This week, the Atlantic Studies Podcasts of Note blog focuses much on race and the meanings of freedom for different psychologies of the Atlantic World.
As well, podcasts from this week relate often to HOST through analysis of the meanings of circumnavigation and the history of gardening.
Scholars of race and gender in the Atlantic World should also look below to the Remembrance of Past Podcasts section for episodes on the meanings of white supremacy during the Jim Crow Era and the roots of feminist thought within the works of Mary Wollstonecraft.
As well, the Atlantic Studies Podcasts of Note blog offers a few links to episodes from his week that focused on canonical literary works for scholars of early America and the Atlantic World.
Atlantic Studies Podcasts of Note:
1) Ben Franklin’s World – Joyce Chaplin - Round About the Earth: Circumnavigation from Magellan to Orbit
2) New Books Network – Gonzalo Lamana – How “Indians” Think: Colonial Indigenous Intellectuals and the Question of Critical Race Theory
3) New Books Network - Jacquelyn Dowd Hall – Sisters and Rebels: A Struggle for the Soul of America
4) Stuff You Missed in History Class – André Le Nôtre, Part I and Part II
5) New Books Network – Christopher Cameron – Black Freethinkers: A History of African American Secularism
This Day in History Class:
1/17/1794 – First Recorded C-Section in the United States
1/16/1362 - Saint Marcellus’s Flood
1/11/1879 – British Invade Zululand
Remembrance of Past Podcasts:
The Atlantic Studies Podcasts of Note blog specifically also highlights this week’s episode of Fresh Air on NPR, which focuses on Wilmington, North Carolina through an interview with David Zucchino on “The Murderous Coup of 1898 and the Rise of White Supremacy.”

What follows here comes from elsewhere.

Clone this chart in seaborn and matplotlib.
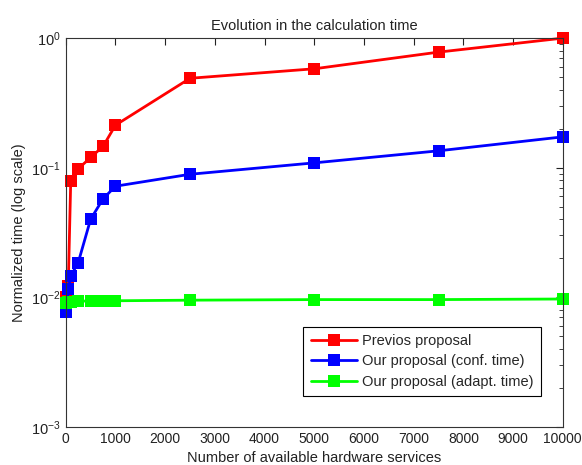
import pandas as pd
import numpy as np
import matplotlib
matplotlib.use("Agg")
import matplotlib.pyplot as plt
import seaborn as sns

# values
services = [10, 50, 100, 250, 500, 750, 1000, 2500, 5000, 7500, 10000]
previous = [0.0100, 0.0122, 0.079, 0.098, 0.120, 0.146, 0.213, 0.49, 0.58, 0.78, 1.0]
conf_time = [0.0077, 0.0115, 0.0146, 0.0185, 0.040, 0.0575, 0.072, 0.089, 0.109, 0.135, 0.173]
adapt_time = [0.0090, 0.0092, 0.0092, 0.0093, 0.0094, 0.0094, 0.0094, 0.0095, 0.0096, 0.0096, 0.0097]

labels = ["Previos proposal", "Our proposal (conf. time)", "Our proposal (adapt. time)"]
colors = ["#ff0000", "#0000ff", "#00ff00"]

df = pd.DataFrame({
    "services": services * 3,
    "time": previous + conf_time + adapt_time,
    "series": [labels[0]] * len(services) + [labels[1]] * len(services) + [labels[2]] * len(services),
})

sns.set_style("white")
plt.rcParams["font.family"] = ["Liberation Sans", "DejaVu Sans"]
plt.rcParams["mathtext.fontset"] = "custom"
plt.rcParams["mathtext.rm"] = "Liberation Sans"
plt.rcParams["mathtext.it"] = "Liberation Sans"
plt.rcParams["xtick.direction"] = "in"
plt.rcParams["ytick.direction"] = "in"

fig = plt.figure(figsize=(5.82, 4.65), dpi=100)
ax = fig.add_axes([0.113, 0.082, 0.854, 0.836])

sns.lineplot(
    data=df, x="services", y="time", hue="series",
    palette=colors, marker="s", markersize=9, markeredgewidth=0,
    linewidth=2, ax=ax, legend=True,
)
# markers at the edges are drawn whole, as in the original
for line in ax.get_lines():
    line.set_clip_on(False)

ax.set_yscale("log")
ax.set_xlim(0, 10000)
ax.set_ylim(1e-3, 1)
ax.set_xticks(np.arange(0, 10001, 1000))
ax.set_xticklabels([str(v) for v in range(0, 10001, 1000)])

for s in ax.spines.values():
    s.set_color("#333333")
    s.set_linewidth(0.8)
ax.tick_params(axis="both", which="both", top=True, right=True, colors="#222222")
ax.tick_params(axis="x", labelsize=10)
ax.tick_params(axis="y", labelsize=10.5)
ax.tick_params(axis="both", which="major", length=5)
ax.tick_params(axis="y", which="minor", length=3)

ax.set_title("Evolution in the calculation time", fontsize=10.5, color="#222222")
ax.set_xlabel("Number of available hardware services", fontsize=10.5, color="#222222")
ax.set_ylabel("Normalized time (log scale)", fontsize=10.5, color="#222222")

leg = ax.legend(loc="lower right", bbox_to_anchor=(0.97, 0.06), fontsize=10.5,
                fancybox=False, framealpha=1, edgecolor="black",
                handlelength=3.2, handletextpad=0.3, borderpad=0.5, labelspacing=0.45)
leg.get_frame().set_linewidth(0.8)

fig.savefig("out.png", dpi=100)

New Books Network also posted an interview of value for scholars of Atlantic Studies regarding early feminism within Eileen Botting’s The Wollstonecraftian Mind.
For Postcolonial theorists who also explore the Atlantic World, New Books Network also posted an interview with Jessica Lynne Pearson on The Colonial Politics of Global Health: France and the United Nations in Postwar Africa.
Proximately afield in Latin American Studies of historiography, colonization, and nationalism, New Books Network provided an interview with Benjamin Dangl on The Five Hundred Year Rebellion: Indigenous Movements and the Decolonization of History in Bolivia.
Often of literary interest to scholars in Atlantic Studies, the National Review recently provided a two-episode analysis of Herman Melville’s Moby Dick (1851) through a discussion with Dwight Lindley.
In similar literary fields for scholars of early America and the Atlantic World, New Books Network also offered an interview with Carol Gilligan on Nathanial Hawthorne’s The Scarlet Letter.